Tuesday, December 7, 2021

Focus on Utilities Budget



By Noelle H. Lowery

Nearly two months after proposing a new — and aggressive — general city budget plan for FY 2015, City Manager Roger Hernstadt and Finance Director Guillermo Polanco were at it again during a special-called Marco Island City Council meeting held on June 19. This time, the Marco Island Utilities budget was under the microscope.

The usual scrutiny was given to the Utilities’ perceived “spend-spend-spend” mentality, especially in light of the 7 percent rate hike that took effect on Nov. 1, 2013, and the news that $2 million of the $6.9 million the city received last summer from the refinancing of an old bond issue had been used by utility officials without City Council authorization for an unfunded seawall project. With an additional 2.1 percent rate increase set for Oct. 1, city councilors were understandably on point.

“When there is excess money here, it is spent,” Councilor Larry Honig summed up the general feeling of councilors during the meeting.

According to the presentation given by Polanco, Marco Island Utilities operated in the black for the first eight months of FY2014. While the utility has brought in operating revenues totaling more than $19.2 million this year, it has spent a little more than $15 million. Polanco projected that as of Sept. 30, the utility would have nearly $7.7 million in reserve funds.

Moreover, Marco Island Utilities General Manager Jeff Poteet was praised a number of times for cost-cutting measures implemented in 2014 that will lead to a $55,000 reduction in his overall FY2015 budget request. Chief among the cost savings were a reduction in the required sampling costs, reductions in electricity fees at both the North and South water treatment plants, reductions in bridge piping maintenance and reductions in communications for offsite stations. Councilor Amadeo Petricca requested a full accounting of these reductions.

Even so, there were also increases in spending at the utility in 2014, including higher insurance and administration charges, increases in electricity fees at the Raw Water Treatment Plant and rising vehicle maintenance costs. Both Polanco and Hernstadt also pointed out that funding gaps are anticipated for the utility over the next five years: $5.1 million in renewal and replacement projects, $5.3 million in capital projects, $314,000 for a legal settlement, $2.3 million for prior year unfunded projects, $438,000 for new fleet vehicles and $25.1 million in unfunded projects in the utility’s capital improvement program (CIP). Then there is the city’s debt service responsibilities, which total $11.447 million in FY 2014 and $11.645 in FY 2015.

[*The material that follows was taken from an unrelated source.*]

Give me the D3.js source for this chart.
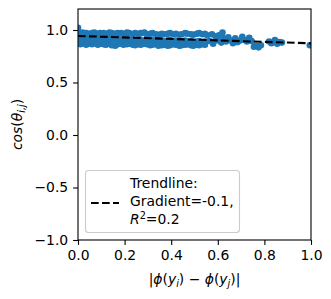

To help mitigate the projected shortfalls, Hernstadt is advocating the same “debt free” budget concept that he introduced for the city’s general fund in April, adding some additional planning and approval guidelines for utility projects. While a full review of the utility’s CIP project list already has been conducted by city staff, City Council will participate in a similar review of the list, and no projects will be started until otherwise approved by City Council, even when the projects are included in the CIP.

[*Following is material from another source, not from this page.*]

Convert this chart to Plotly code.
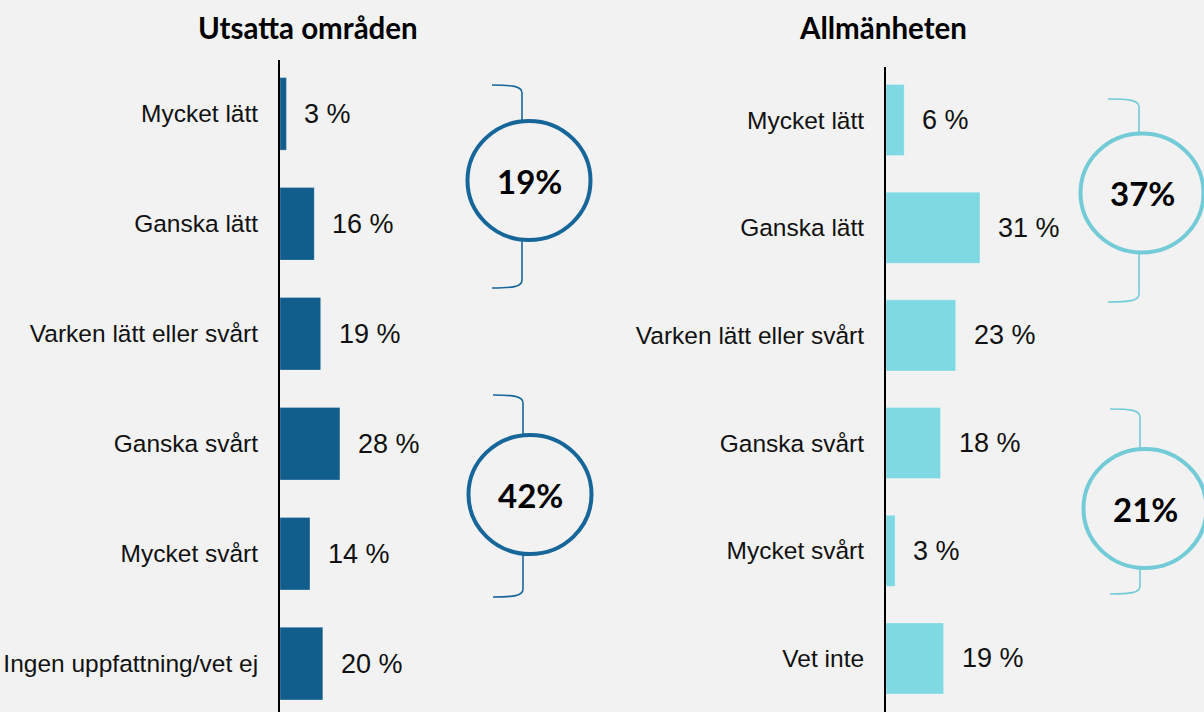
import plotly.graph_objects as go

W, H = 1204, 712

# ---------------- data ----------------
left_title = "Utsatta områden"
left_categories = ["Mycket lätt", "Ganska lätt", "Varken lätt eller svårt",
                   "Ganska svårt", "Mycket svårt", "Ingen uppfattning/vet ej"]
left_values = [3, 16, 19, 28, 14, 20]

right_title = "Allmänheten"
right_categories = ["Mycket lätt", "Ganska lätt", "Varken lätt eller svårt",
                    "Ganska svårt", "Mycket svårt", "Vet inte"]
right_values = [6, 31, 23, 18, 3, 19]

# groups summed in circles (indices into the value lists)
easy_group = [0, 1]
hard_group = [3, 4]

# ---------------- style ----------------
BG = "#f2f2f2"
LEFT_BAR = "#115e8d"
LEFT_RING = "#17669a"
RIGHT_BAR = "#7fd9e2"
RIGHT_RING = "#72cbd6"
LABEL_FONT = "Liberation Sans, Arial, sans-serif"
BOLD_FONT = "Lato, Open Sans, sans-serif"


def fx(x):
    return x / W


def fy(y):
    return 1 - y / H


fig = go.Figure()

fig.add_trace(go.Bar(
    x=left_values, y=left_categories, orientation="h",
    marker=dict(color=LEFT_BAR, line=dict(color="rgba(255,255,255,0.25)", width=1)),
    width=0.66, xaxis="x", yaxis="y", hoverinfo="skip",
))
fig.add_trace(go.Bar(
    x=right_values, y=right_categories, orientation="h",
    marker=dict(color=RIGHT_BAR, line=dict(color="rgba(255,255,255,0.25)", width=1)),
    width=0.66, xaxis="x2", yaxis="y2", hoverinfo="skip",
))

annotations = []
for cats, vals, xr, yr in [(left_categories, left_values, "x", "y"),
                           (right_categories, right_values, "x2", "y2")]:
    for c, v in zip(cats, vals):
        annotations.append(dict(
            x=v, y=c, xref=xr, yref=yr, text=f"{v} %", showarrow=False,
            xanchor="left", yanchor="middle", xshift=16,
            font=dict(family=LABEL_FONT, size=27, color="#111111"),
        ))

# titles
annotations.append(dict(x=fx(307.5), y=fy(28), xref="paper", yref="paper",
                        text=f"<b>{left_title}</b>", showarrow=False,
                        xanchor="center", yanchor="middle",
                        font=dict(family=BOLD_FONT, size=29.5, color="black")))
annotations.append(dict(x=fx(882.5), y=fy(28), xref="paper", yref="paper",
                        text=f"<b>{right_title}</b>", showarrow=False,
                        xanchor="center", yanchor="middle",
                        font=dict(family=BOLD_FONT, size=29.5, color="black")))

shapes = []


def bracket(xe, xv, yt, yb, color):
    p = (f"M {fx(xe)},{fy(yt)} C {fx(xv-10)},{fy(yt)} {fx(xv)},{fy(yt+1)} {fx(xv)},{fy(yt+8)} "
         f"L {fx(xv)},{fy(yb-8)} C {fx(xv)},{fy(yb-1)} {fx(xv-10)},{fy(yb)} {fx(xe)},{fy(yb)}")
    return dict(type="path", path=p, xref="paper", yref="paper",
                line=dict(color=color, width=1.6), layer="above")


def ring(cx, cy, color, rx=61.5, ry=59.5):
    return dict(type="circle", xref="paper", yref="paper",
                x0=fx(cx - rx), x1=fx(cx + rx), y0=fy(cy + ry), y1=fy(cy - ry),
                line=dict(color=color, width=4), fillcolor=BG, layer="above")


circle_specs = [
    # (values, group, bracket xe, xv, yt, yb, circle cx, cy, color)
    (left_values, easy_group, 492, 522, 85, 288, 529, 180.5, LEFT_RING),
    (left_values, hard_group, 493, 523, 395, 597, 530, 494.5, LEFT_RING),
    (right_values, easy_group, 1108, 1139, 99, 302, 1142, 193, RIGHT_RING),
    (right_values, hard_group, 1110, 1140, 409, 594, 1145, 508.5, RIGHT_RING),
]
for vals, grp, xe, xv, yt, yb, cx, cy, col in circle_specs:
    shapes.append(bracket(xe, xv, yt, yb, col))
    shapes.append(ring(cx, cy, col))
    total = sum(vals[i] for i in grp)
    annotations.append(dict(x=fx(cx), y=fy(cy), xref="paper", yref="paper",
                            text=f"<b>{total}%</b>", showarrow=False,
                            xanchor="center", yanchor="middle",
                            font=dict(family=BOLD_FONT, size=33, color="black")))

axis_common = dict(showgrid=False, zeroline=False, showticklabels=False, fixedrange=True)
yaxis_common = dict(type="category", showgrid=False, zeroline=False, showline=True,
                    linecolor="black", linewidth=2, ticks="", ticklabelstandoff=15,
                    tickfont=dict(family=LABEL_FONT, size=24.5, color="#111111"),
                    fixedrange=True)

fig.update_layout(
    width=W, height=H, autosize=False,
    margin=dict(l=0, r=0, t=0, b=0),
    paper_bgcolor=BG, plot_bgcolor=BG,
    showlegend=False, bargap=0.34,
    xaxis=dict(domain=[fx(280), fx(480)], range=[0, 200 / 2.14], anchor="y", **axis_common),
    yaxis=dict(domain=[0, fy(60)], range=[5.44, -0.49], anchor="x", **yaxis_common),
    xaxis2=dict(domain=[fx(886), 1.0], range=[0, 318 / 3.03], anchor="y2", **axis_common),
    yaxis2=dict(domain=[0, fy(67)], range=[5.497, -0.492], anchor="x2", **yaxis_common),
    annotations=annotations,
    shapes=shapes,
)

fig.write_html(
    "out.html",
    config={"displayModeBar": False},
    post_script="document.body.style.margin='0';document.body.style.overflow='hidden';"
                "document.body.style.background='" + BG + "';",
)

With regard to rates and citizen concerns over them, Hernstadt and Polanco assured City Council that utility revenues and expenses are being “closely monitored” and will be reviewed again in July. Moreover, Public Resource Management Group Inc. (PRMG), the city’s utility consultant, will provide a rate structure analysis to City Council at a special rate structure workshop on Thursday, July 24, from 1-4 PM.

To help councilors better understand what the utility’s highest priority projects are for FY2015, Poteet provided a detailed CIP for 2015, including recommendations for possible funding sources. The list of projects included a new head work structure at the Reclaimed Water Production Facility (RWPF), the already approved emergency standby generator for the South Water Treatment Plant (SWTP), general renewal and replacement of water and sewer equipment at all five treatment facilities, a pilot study for train and membrane conversion at the SWTP, a new SCADA software operating system, a new lime thickening tank mixing mechanism at the North Water Treatment Plant (NWTP), repairs to the MLE tank, a new lime sludge press and housing at the NWTP, manhole repairs, inspection and video documentation of the island’s gravity sewer system, meter replacement, installation of variable frequency drives at offsite wells, new fire hydrants and replacement of lift station control panels.

When Poteet completed his presentation, Councilor Petricca sighed and said, “It’s going to be fun.”